C’est une étude de population dite de « cas-témoin », donc méthodologiquement très limitée. Pour faire simple, les chercheurs ont utilisé les bases de données médicales canadiennes pour retrouver les cas de cancers chez nos participants.

Ils ont ensuite questionné ces personnes sur la présence de tatouage, le nombre et l’âge du premier tatouage.

On compare donc deux populations (avec ou sans tatouage) dont on ignore pratiquement toutes les caractéristiques majeures et mineures qui peuvent influencer le risque d’avoir un cancer d’une manière générale, et un lymphome en particulier.

Alors on tente de corriger, de transformer les données, d’ignorer celles qui manquent et d’ajuster les modèles autant qu’on peut pour se rapprocher d’un idéal, avec deux groupes parfaitement -identique.

Mais on obtient ce genre de groupe uniquement dans des essais cliniques contrôlés et randomisés. Et on ne réalise pas ce genre d’étude facilement pour suivre l’apparition des cancers sur plusieurs années.

Vous l’avez compris, il faut se contenter de ça. Et cette première étude est négative. Un ouf de soulagement pour les tatoués qui lisent cet article ! Mais peut-être ont-ils raté le signal ? Impossible de réellement savoir.

Ne criez pas victoire trop vite ! Une seconde étude parue cette année (2024) n’est pas aussi rassurante que la première.

Bien malin le tatoué

En s’intéressant à plus de 5 500 suédois, dont certains ont des tatouages, les scientifiques concluent que « l’exposition au tatouage est associée à un risque accru de lymphome malin. »

C’est la première fois qu’une étude parvient à ce résultat, qui pourrait faire trembler tous les instituts de tatouage et leurs clients.

Mais après la surprise vient le temps de l’analyse.

Justement, si cette étude comporte 3 à 4 fois plus de participants, elle est basée sur la même méthode : une étude de population en cas-témoin. C’est un gros point faible méthodologique pour les mêmes raisons présentées plus haut.

On compare des groupes incomparables que l’on essaye de rendre similaires par des truchements statistiques. Ainsi, on corrige par l’âge, le sexe, le niveau de revenu et d’éducation, le tabagisme et le statut marital.

C’est tout. Et c’est relativement gênant pour un type de cancer où les causes sont encore pour la plupart inconnues et largement multifactorielles. Cela signifie que ce type d’étude manque nécessairement des variables importantes qui faussent les résultats.
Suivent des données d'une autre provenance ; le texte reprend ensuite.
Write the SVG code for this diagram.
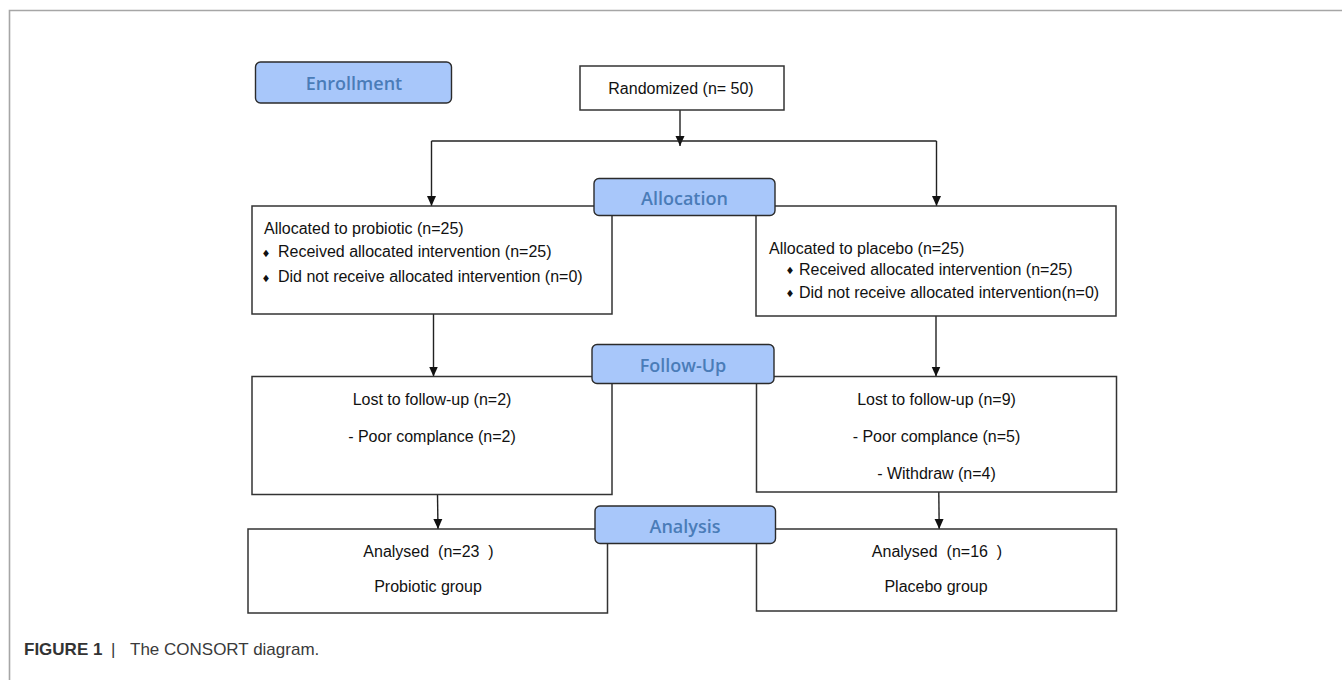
<svg xmlns="http://www.w3.org/2000/svg" width="1342" height="680" viewBox="0 0 1342 680">
<style>
  .box { fill: #ffffff; stroke: #333333; stroke-width: 1.5; }
  .phase { fill: #a8c7fa; stroke: #2b2b2b; stroke-width: 1.4; }
  .ptxt { font-family: "Open Sans", "Liberation Sans", sans-serif; font-weight: 600; font-size: 18px; fill: #4a7cb8; text-anchor: middle; }
  .txt { font-family: "Liberation Sans", Arial, sans-serif; font-size: 16px; fill: #111111; white-space: pre; }
  .mid { text-anchor: middle; }
  .bul { font-family: "DejaVu Sans", sans-serif; font-size: 10px; fill: #111111; text-anchor: middle; }
  .conn { stroke: #222222; stroke-width: 1.4; fill: none; }
  .frame { stroke: #a6a6a6; stroke-width: 1.6; fill: none; }
  .cap { font-family: "Liberation Sans", Arial, sans-serif; font-size: 17px; fill: #3a3a3a; }
</style>
<defs>
  <marker id="arr" markerUnits="userSpaceOnUse" markerWidth="10" markerHeight="10" viewBox="0 0 10 10" refX="10" refY="5" orient="auto">
    <path d="M0,0.5 L10,5 L0,9.5 Z" fill="#111111"/>
  </marker>
</defs>
<rect x="0" y="0" width="1342" height="680" fill="#ffffff"/>
<path class="frame" d="M9.5,680 L9.5,10.5 L1342,10.5"/>

<g id="connectors">
  <line class="conn" x1="680" y1="110" x2="680" y2="146" marker-end="url(#arr)"/>
  <line class="conn" x1="431.5" y1="141" x2="936.5" y2="141"/>
  <line class="conn" x1="431.5" y1="141" x2="431.5" y2="206" marker-end="url(#arr)"/>
  <line class="conn" x1="936.5" y1="141" x2="936.5" y2="206" marker-end="url(#arr)"/>
  <line class="conn" x1="433.5" y1="314" x2="433.5" y2="376.5" marker-end="url(#arr)"/>
  <line class="conn" x1="936" y1="316" x2="936" y2="376.5" marker-end="url(#arr)"/>
  <line class="conn" x1="437.5" y1="494.5" x2="438" y2="529" marker-end="url(#arr)"/>
  <line class="conn" x1="938.8" y1="492" x2="939.2" y2="529" marker-end="url(#arr)"/>
</g>

<g id="randomized">
  <rect class="box" x="580" y="66" width="204" height="44"/>
  <text class="txt mid" x="681" y="94">Randomized (n= 50)</text>
</g>

<g id="alloc-probiotic">
  <rect class="box" x="252" y="206" width="360" height="108"/>
  <text class="txt" x="264" y="234">Allocated to probiotic (n=25)</text>
  <text class="bul" x="266" y="256.5">♦</text>
  <text class="txt" x="278" y="257">Received allocated intervention (n=25)</text>
  <text class="bul" x="266" y="281.5">♦</text>
  <text class="txt" x="278" y="282">Did not receive allocated intervention (n=0)</text>
</g>

<g id="alloc-placebo">
  <rect class="box" x="756" y="206" width="360" height="110"/>
  <text class="txt" x="769" y="254">Allocated to placebo (n=25)</text>
  <text class="bul" x="790" y="274">♦</text>
  <text class="txt" x="799" y="274.5">Received allocated intervention (n=25)</text>
  <text class="bul" x="790" y="297">♦</text>
  <text class="txt" x="799" y="297.5">Did not receive allocated intervention(n=0)</text>
</g>

<g id="followup-probiotic">
  <rect class="box" x="252" y="376.5" width="360" height="118"/>
  <text class="txt mid" x="432" y="405">Lost to follow-up (n=2)</text>
  <text class="txt mid" x="432" y="442">- Poor complance (n=2)</text>
</g>

<g id="followup-placebo">
  <rect class="box" x="756.5" y="376.5" width="360" height="115.5"/>
  <text class="txt mid" x="936.5" y="405">Lost to follow-up (n=9)</text>
  <text class="txt mid" x="936.5" y="442">- Poor complance (n=5)</text>
  <text class="txt mid" x="936.5" y="478.5">- Withdraw (n=4)</text>
</g>

<g id="analysis-probiotic">
  <rect class="box" x="248" y="529" width="359.5" height="84"/>
  <text class="txt mid" x="428.5" y="556.5" xml:space="preserve">Analysed  (n=23  )</text>
  <text class="txt mid" x="428" y="592">Probiotic group</text>
</g>

<g id="analysis-placebo">
  <rect class="box" x="756.5" y="529" width="360" height="82"/>
  <text class="txt mid" x="937" y="556.5" xml:space="preserve">Analysed  (n=16  )</text>
  <text class="txt mid" x="936" y="592">Placebo group</text>
</g>

<g id="phase-enrollment">
  <rect class="phase" x="255.5" y="62" width="196" height="41" rx="5"/>
  <text class="ptxt" x="354" y="89.5">Enrollment</text>
</g>
<g id="phase-allocation">
  <rect class="phase" x="594" y="178.5" width="181" height="37" rx="5"/>
  <text class="ptxt" x="684.5" y="204.5">Allocation</text>
</g>
<g id="phase-followup">
  <rect class="phase" x="592" y="344.5" width="182" height="39" rx="5"/>
  <text class="ptxt" x="683" y="372">Follow-Up</text>
</g>
<g id="phase-analysis">
  <rect class="phase" x="595" y="506" width="180.5" height="37.5" rx="5"/>
  <text class="ptxt" x="685" y="532.5">Analysis</text>
</g>

<g id="caption">
  <text class="cap" x="24" y="654.5"><tspan font-weight="bold" fill="#333333">FIGURE 1</tspan></text>
  <text class="cap" x="111" y="654.5" fill="#777777">|</text>
  <text class="cap" x="130" y="654.5">The CONSORT diagram.</text>
</g>
</svg>
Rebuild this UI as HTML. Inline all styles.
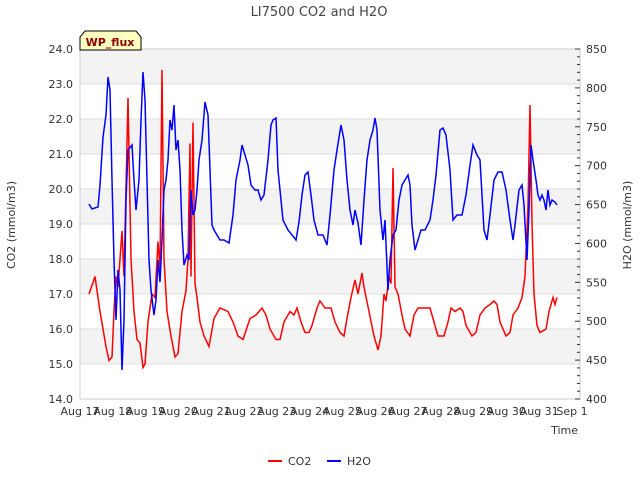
<!DOCTYPE html>
<html><head><meta charset="utf-8"><style>
body{margin:0;background:#fff;font-family:"Liberation Sans","DejaVu Sans",sans-serif;}
svg text{font-family:"DejaVu Sans","Liberation Sans",sans-serif;}
</style></head><body>
<svg id="chart" width="640" height="480" viewBox="0 0 640 480">
<text x="319" y="16" font-size="13" fill="#444" text-anchor="middle">LI7500 CO2 and H2O</text>
<g id="bands"></g><g id="grid"></g>
<rect x="80" y="49" width="500" height="350" fill="none" stroke="#ccc"/>
<g id="axes"></g>
<g id="series"></g>
<g>
<path d="M80,50 L80,37 L85,31 L136,31 L141,37 L141,50 Z" fill="#ffffc0" stroke="#000"/>
<text x="110" y="46" font-size="11" font-weight="bold" fill="#8b0000" text-anchor="middle">WP_flux</text></g>
<text x="15" y="225" font-size="11" fill="#333" text-anchor="middle" transform="rotate(-90 15 225)">CO2 (mmol/m3)</text>
<text x="631" y="225" font-size="11" fill="#333" text-anchor="middle" transform="rotate(-90 631 225)">H2O (mmol/m3)</text>
<text x="578" y="434" font-size="11" fill="#333" text-anchor="end">Time</text>
<g>
<g><line x1="268" y1="461" x2="282" y2="461" stroke="#f00" stroke-width="2"/><text x="288" y="465" font-size="11" fill="#333">CO2</text></g>
<g><line x1="327" y1="461" x2="341" y2="461" stroke="#00f" stroke-width="2"/><text x="347" y="465" font-size="11" fill="#333">H2O</text></g>
</g>
</svg>
<script>
const xTickLabels=["Aug 17","Aug 18","Aug 19","Aug 20","Aug 21","Aug 22","Aug 23","Aug 24","Aug 25","Aug 26","Aug 27","Aug 28","Aug 29","Aug 30","Aug 31","Sep 1"];
const leftTicks=[14,15,16,17,18,19,20,21,22,23,24];
const rightTicks=[400,450,500,550,600,650,700,750,800,850];
const co2X=[89,95,100,103,106,109,112,114,116,118,122,124,128,131,134,137,140,143,145,148,152,155,158,160,162,164,167,171,175,178,182,186,188,190,191,193,195,197,200,204,209,214,220,228,233,238,243,250,256,262,266,270,276,280,284,290,294,297,301,305,309,312,317,320,325,331,335,340,344,347,351,355,358,362,364,369,374,378,381,384,386,389,391,393,395,398,402,405,410,414,418,426,430,434,438,444,448,451,455,460,463,466,472,476,480,485,490,494,497,500,506,510,513,518,522,525,528,530,532,534,537,540,546,549,551,553,555,557];
const co2Y=[17.0,17.5,16.5,16.0,15.5,15.1,15.2,16.5,17.5,17.2,18.8,17.5,22.6,18,16.5,15.7,15.6,14.9,15.0,16.2,17.0,16.9,18.5,17.7,23.4,18.0,16.5,15.8,15.2,15.3,16.5,17.1,18.0,21.3,17.5,21.9,17.3,16.9,16.2,15.8,15.5,16.3,16.6,16.5,16.2,15.8,15.7,16.3,16.4,16.6,16.4,16.0,15.7,15.7,16.2,16.5,16.4,16.6,16.2,15.9,15.9,16.1,16.6,16.8,16.6,16.6,16.2,15.9,15.8,16.3,16.9,17.4,17.0,17.6,17.2,16.5,15.8,15.4,15.8,17.0,16.8,17.5,17.3,20.6,17.2,17.0,16.4,16.0,15.8,16.4,16.6,16.6,16.6,16.2,15.8,15.8,16.2,16.6,16.5,16.6,16.5,16.1,15.8,15.9,16.4,16.6,16.7,16.8,16.7,16.2,15.8,15.9,16.4,16.6,16.9,17.5,19.5,22.4,19,17,16.1,15.9,16.0,16.5,16.7,16.9,16.7,16.9];
const h2oX=[89,92,98,100,103,106,108,110,112,114,116,118,120,122,124,126,128,132,134,136,139,141,143,145,147,149,151,154,156,158,160,162,164,166,168,170,172,174,176,178,180,182,184,187,189,191,193,195,197,199,202,205,208,210,212,214,217,220,224,229,233,236,240,242,245,248,251,255,258,261,264,268,271,273,276,278,281,283,288,292,296,299,302,305,308,311,314,318,323,327,330,334,337,341,344,347,350,353,355,358,361,364,367,370,373,375,377,380,383,385,388,390,393,396,399,402,405,408,410,412,415,418,421,425,430,433,436,440,443,446,450,453,457,462,466,470,473,477,480,484,487,490,494,498,502,506,510,513,515,519,522,524,527,529,531,533,536,538,540,542,544,546,548,550,552,555,557];
const h2oYpx=[204,209,207,185,137,115,77,90,180,260,320,270,290,370,320,200,150,145,180,210,180,120,72,100,180,260,290,315,300,260,282,240,190,180,160,120,130,105,150,140,170,230,265,255,260,190,215,210,190,160,140,102,115,170,225,230,235,240,240,243,215,180,160,145,155,165,185,190,190,200,195,160,125,120,118,170,200,220,230,235,240,222,195,175,172,195,220,235,235,245,215,170,150,125,140,180,210,225,210,223,245,200,160,140,130,118,130,210,240,220,290,260,235,230,200,185,180,175,185,225,250,240,230,230,220,200,175,130,128,135,170,220,215,215,195,165,145,155,160,230,240,215,180,172,172,190,220,240,225,190,185,205,260,210,145,160,180,195,200,195,200,210,190,205,200,202,205];
const h2oY=h2oYpx.map(p=>+(400+(399-p)/0.7778).toFixed(1));
const NS="http://www.w3.org/2000/svg";
const X0=80,X1=580,Y0=399,Y1=49,DAY=32.8;
const dayOf=px=>(px-X0)/DAY;
const co2Days=co2X.map(dayOf), h2oDays=h2oX.map(dayOf);
const xs=d=>X0+d*DAY;
const yL=v=>Y0-(v-14)/(24-14)*(Y0-Y1);
const yR=v=>Y0-(v-400)/(850-400)*(Y0-Y1);
function mk(tag,attrs,parent){const e=document.createElementNS(NS,tag);for(const k in attrs)e.setAttribute(k,attrs[k]);parent.appendChild(e);return e;}
const bands=document.getElementById('bands'),grid=document.getElementById('grid'),axes=document.getElementById('axes'),ser=document.getElementById('series');
[15,17,19,21,23].forEach(v=>{const r=mk('rect',{x:X0,y:yL(v+1),width:X1-X0,height:yL(v)-yL(v+1),fill:'#f3f3f3'},bands);

});
leftTicks.forEach(v=>{const l=mk('line',{x1:X0,x2:X1,y1:yL(v),y2:yL(v),stroke:'#ddd'},grid);


const t=mk('text',{x:X0-7,y:yL(v)+4,'font-size':11,fill:'#333','text-anchor':'end'},axes);t.textContent=v.toFixed(1);

});
for(let v=400;v<=850;v+=10){const big=v%50===0;mk('line',{x1:X1,x2:X1-(big?5:3),y1:yR(v),y2:yR(v),stroke:'#333'},axes);}
rightTicks.forEach(v=>{const t=mk('text',{x:X1+6,y:yR(v)+4,'font-size':11,fill:'#333'},axes);t.textContent=v;

});
xTickLabels.forEach((s,i)=>{const t=mk('text',{x:xs(i),y:415,'font-size':11,fill:'#333','text-anchor':'middle'},axes);t.textContent=s;

});
const pC=mk('polyline',{points:co2Days.map((d,i)=>xs(d)+','+yL(co2Y[i])).join(' '),fill:'none',stroke:'#f00','stroke-width':1.5},ser);


const pH=mk('polyline',{points:h2oDays.map((d,i)=>xs(d)+','+yR(h2oY[i])).join(' '),fill:'none',stroke:'#00f','stroke-width':1.5},ser);


</script>
</body></html>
Mais les résultats de l’étude interrogent aussi. Car les scientifiques ont « torturé » les données dans tous les sens avec des analyses statistiques qui rapportent tout et son contraire.

Par exemple, les données globales font état d’un sur-risque statistiquement non significatif de 21 %.

Le risque de lymphome n’augmente pas avec le nombre croissant de tatouages ni avec l’utilisation d’encre colorée qui contient plus de produits cancérigènes. Ce n’est pas vraiment logique.

Car un effet dose est important à montrer dans ce contexte. Plus on s’expose, plus le risque augmente.

Les analyses temporelles sont aussi étranges. On retrouve un impact négatif du premier tatouage dans les deux premières années, mais plus rien au-delà 3 ans et jusqu’à 11 ans.

La logique plaiderait pour l’inverse, car un cancer peut prendre du temps avant de s’installer.

Cette étude ignore également le poids des participants qui peut avoir une importance majeure dans le risque de lymphome non hodgkinien.

En bref, bien qu’un lien logique existe entre le tatouage et les risques pour la santé (notamment de cancer), les preuves épidémiologiques sont discordantes, et pas franchement concluantes.

Ce type d’étude devrait être très bien contrôlé (de type cohorte observationnelle) car nous avons une population d’étude (les tatoués) qui peut avoir des comportements différents de la population générale.

Cela est surtout vrai pour les personnes arborant le plus de tatouages très visibles, mais des associations existent avec le surpoids, l’utilisation de stéroïdes, un passage en prison ou avec le nombre de partenaires sexuels.

En conclusion… impossible de conclure avec certitude. D’autres études de qualité méthodologique plus rigoureuse devraient se pencher sur le sujet et nous aider à y voir plus clair.